(2019/03/01更新)
蚊が媒介する感染症は、ウイルスなどの病原体を保有する蚊に刺されることによって起こる感染症です。世界的に多く発生しており、特に熱帯・亜熱帯地域で広く流行しています。主な感染症には、デング熱、ジカウイルス感染症、チクングニア熱、日本脳炎、マラリア、ウエストナイル熱などがあります。近年では、中南米、アフリカ、東南アジアなどでジカウイルス感染症が流行しており、妊娠中に感染すると、胎児に小頭症等の先天性障害を来すことがあるため、特に妊婦及び妊娠の可能性のある方はご注意ください。また、性行為により、男性から女性パートナーへ感染した事例が報告されています。流行地域から帰国した男女は、症状の有無にかかわらず、少なくとも6ヶ月、パートナーが妊婦の場合は妊娠期間中、性行為の際にコンドームを使用するか性行為を控えることを推奨します。

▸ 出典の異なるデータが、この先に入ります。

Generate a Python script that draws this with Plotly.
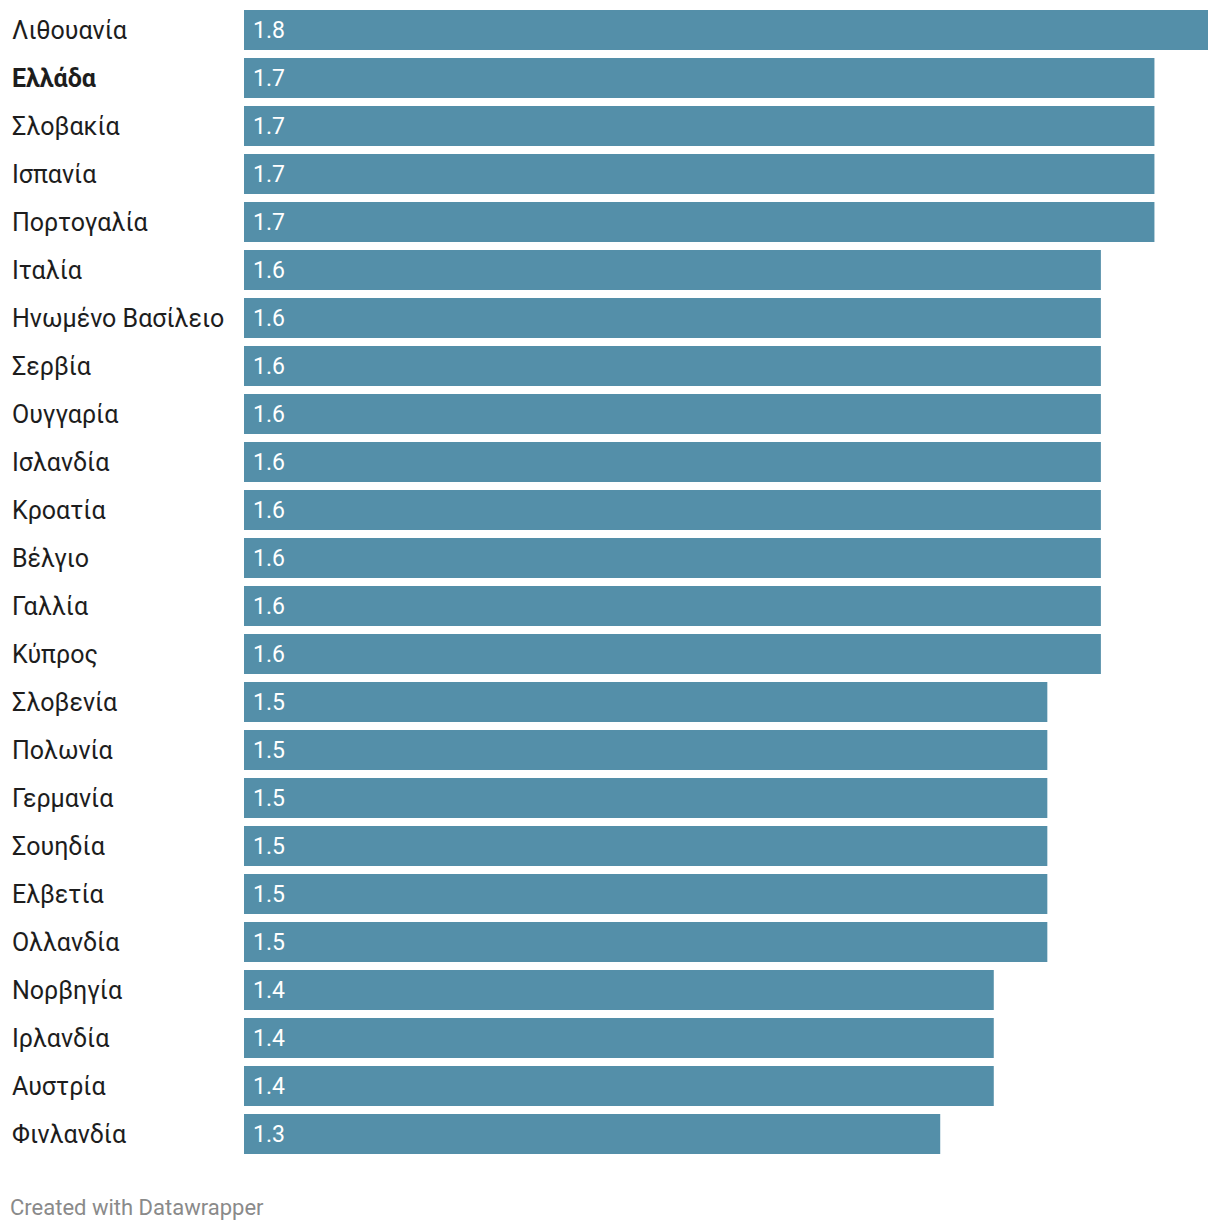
import plotly.graph_objects as go

countries = ["Λιθουανία", "Ελλάδα", "Σλοβακία", "Ισπανία", "Πορτογαλία", "Ιταλία",
             "Ηνωμένο Βασίλειο", "Σερβία", "Ουγγαρία", "Ισλανδία", "Κροατία", "Βέλγιο",
             "Γαλλία", "Κύπρος", "Σλοβενία", "Πολωνία", "Γερμανία", "Σουηδία", "Ελβετία",
             "Ολλανδία", "Νορβηγία", "Ιρλανδία", "Αυστρία", "Φινλανδία"]
values = [1.8, 1.7, 1.7, 1.7, 1.7, 1.6, 1.6, 1.6, 1.6, 1.6, 1.6, 1.6, 1.6, 1.6,
          1.5, 1.5, 1.5, 1.5, 1.5, 1.5, 1.4, 1.4, 1.4, 1.3]
highlight = "Ελλάδα"

# page body has an 8px default margin; figure is sized/offset to fit the window
OFF = 8
W, H = 1220 - 2 * OFF, 1230 - 2 * OFF
ML = 244 - OFF
PW = 1208 - 244
PH = 1158 - 6
MR = W - ML - PW
top_fig = 6 - OFF
MT = 0
PH = PH + top_fig
MB = H - MT - PH

BAR_COLOR = "#548fa9"
FONT = "Roboto"
LABEL_SIZE = 25
VALUE_SIZE = 23
FOOT_SIZE = 22

fig = go.Figure(go.Bar(
    x=values, y=countries, orientation="h",
    marker=dict(color=BAR_COLOR, line=dict(width=0)),
    hoverinfo="skip",
))

annotations = []
for c, v in zip(countries, values):
    label = f"<b>{c}</b>" if c == highlight else c
    annotations.append(dict(
        x=(10 - 244) / PW, xref="paper", y=c, yref="y",
        text=label, showarrow=False, xanchor="left", yanchor="middle",
        font=dict(family=FONT, size=LABEL_SIZE, color="#1d1d1d"),
    ))
    annotations.append(dict(
        x=0, xref="x", y=c, yref="y", xshift=7,
        text=f"{v:.1f}", showarrow=False, xanchor="left", yanchor="middle",
        font=dict(family=FONT, size=VALUE_SIZE, color="#ffffff"),
    ))

foot_y_fig = 1207 - OFF
annotations.append(dict(
    x=(8 - 244) / PW, xref="paper", y=-(foot_y_fig - (MT + PH)) / PH, yref="paper",
    text="Created with Datawrapper", showarrow=False, xanchor="left", yanchor="middle",
    font=dict(family=FONT, size=FOOT_SIZE, color="#8a8a8a"),
))

n = len(countries)
pitch = 48
y_top = -0.5 + (-top_fig) / pitch
y_bot = n - 0.5

fig.update_layout(
    width=W, height=H,
    margin=dict(l=ML, r=MR, t=MT, b=MB, pad=0),
    plot_bgcolor="white", paper_bgcolor="white",
    bargap=8 / 48,
    xaxis=dict(range=[0, 1.8], visible=False, fixedrange=True),
    yaxis=dict(range=[y_bot, y_top], showticklabels=False, showgrid=False,
               zeroline=False, showline=False, ticks="", fixedrange=True),
    annotations=annotations,
    showlegend=False,
)

fig.write_html("out.html", config=dict(displayModeBar=False))
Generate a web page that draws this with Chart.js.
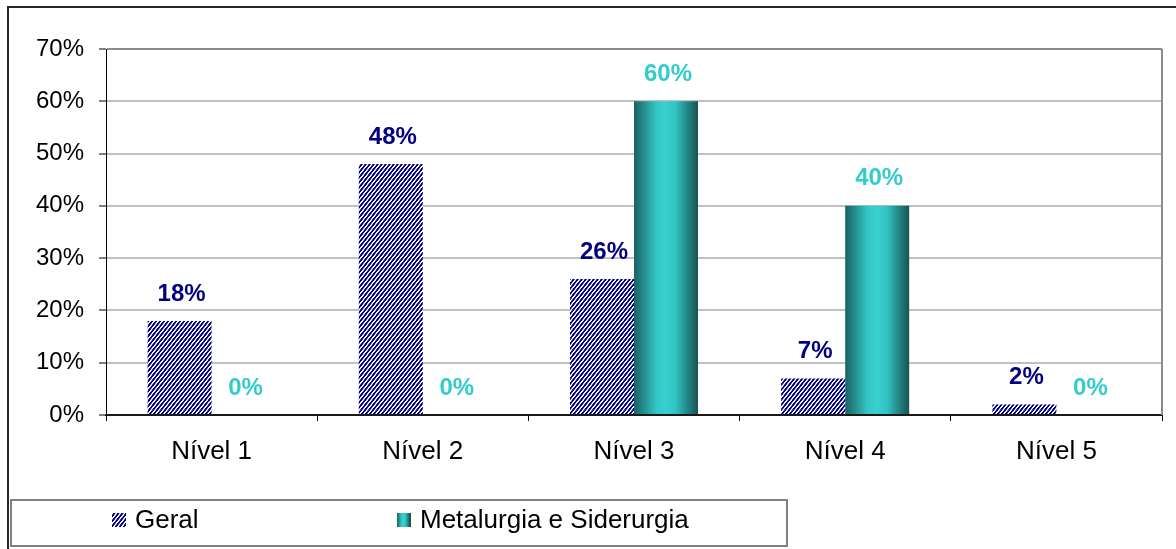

日本では、海外渡航などの増加により、海外で感染し、帰国後発症する輸入症例が増加しており、2016年には、海外からの帰国者がデング出血熱を発症し、死亡する事例が発生しました。また、2014年には、デング熱の国内感染例が報告されています。
デングウイルスやジカウイルスを媒介するヒトスジシマカは、越冬できないため、ウイルスの国内への定着はないと考えられますが、今後も注意が必要です。
日本脳炎は、不活化ワクチンによる予防接種、マラリアは医師の処方による予防内服が有効ですが、デング熱、ジカウイルス感染症、チクングニア熱、ウエストナイル熱には、ワクチンも予防薬もありません。
感染を防ぐためには、媒介する蚊に刺されないこと、蚊の発生を抑えることが重要です。